Amnesty International considère que l’utilisation de grenailles est absolument inappropriée et qu’elle devrait être bannie dans le cadre du maintien de l’ordre lors d’une manifestation. Les cartouches de fusil contenant des plombs (notamment de la grenaille et de la chevrotine, conçues pour la chasse) peuvent pénétrer la peau et occasionner de graves blessures. Leur utilisation a été associée à des décès et à de multiples cas de perte de la vue en Égypte, en Inde et en Iran.
« Nous appelons d’urgence le gouvernement du Bangladesh à soigner tous les blessés et à veiller à ce qu’ils reçoivent des soins adaptés. Les autorités doivent aussi veiller à ce que tous les auteurs présumés d’attaques contre des manifestant·e·s pacifiques soient amenés à rendre des comptes et à ce qu’une enquête impartiale, indépendante et rapide soit menée sur ces assaillants, ainsi que sur les policiers qui ont commis directement des atteintes à la loi ou ne les ont pas empêchées », a déclaré Taqbir Huda.
* Les noms ont été modifiés pour protéger l’identité des personnes interrogées.
Complément d’information
Depuis le 1er juillet 2024, des manifestations de masse sont organisées en réponse au rétablissement [6] de quotas de 30 % d’emplois de la fonction publique réservés aux enfants des combattants de la liberté, ce qui, selon les manifestants [7], favorise les partisans du parti au pouvoir. Le gouvernement avait annulé ces quotas en réponse aux manifestations étudiantes massives de 2018 [8].
En 2023, Amnesty International a authentifié les éléments pointant un recours excessif à la force contre les manifestant·e·s par la police et les partisans du parti au pouvoir et exhorté le gouvernement à mettre fin à cette pratique.

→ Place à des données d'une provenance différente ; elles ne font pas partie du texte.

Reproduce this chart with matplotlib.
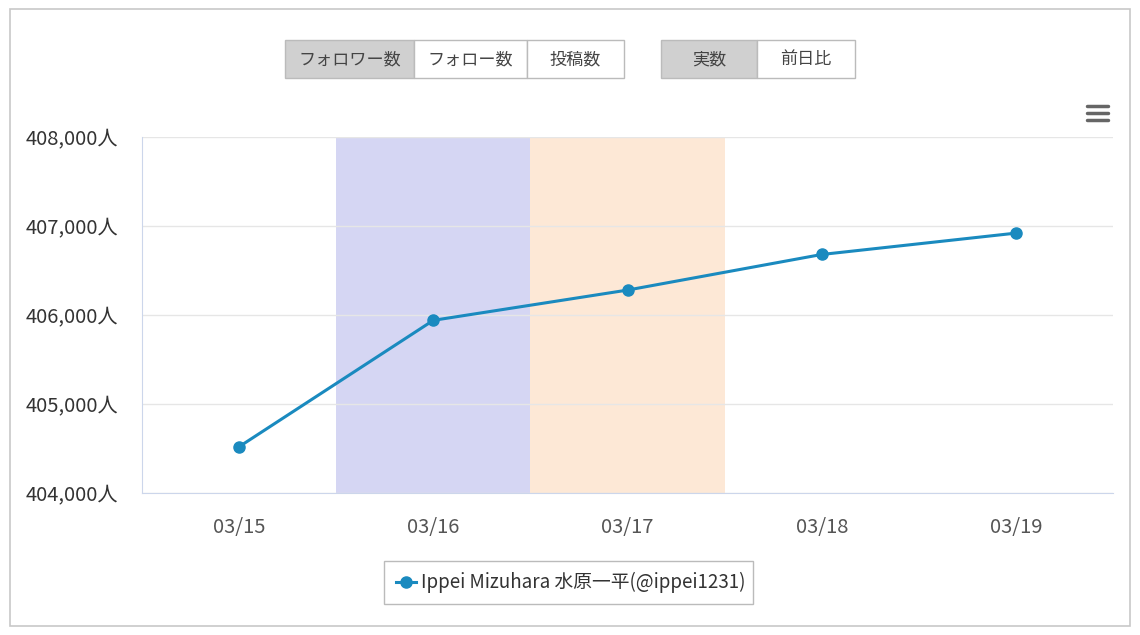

En 2021, Amnesty International a demandé aux autorités bangladaises de mener des enquêtes sur le fait que les manifestants n’étaient pas protégés contre les agressions imputables à des militants du parti au pouvoir.
En 2018, Amnesty International a recueilli des informations [9] sur le recours à la force par la police et sur les actions violentes de milices pro-gouvernementales visant les étudiants qui manifestaient.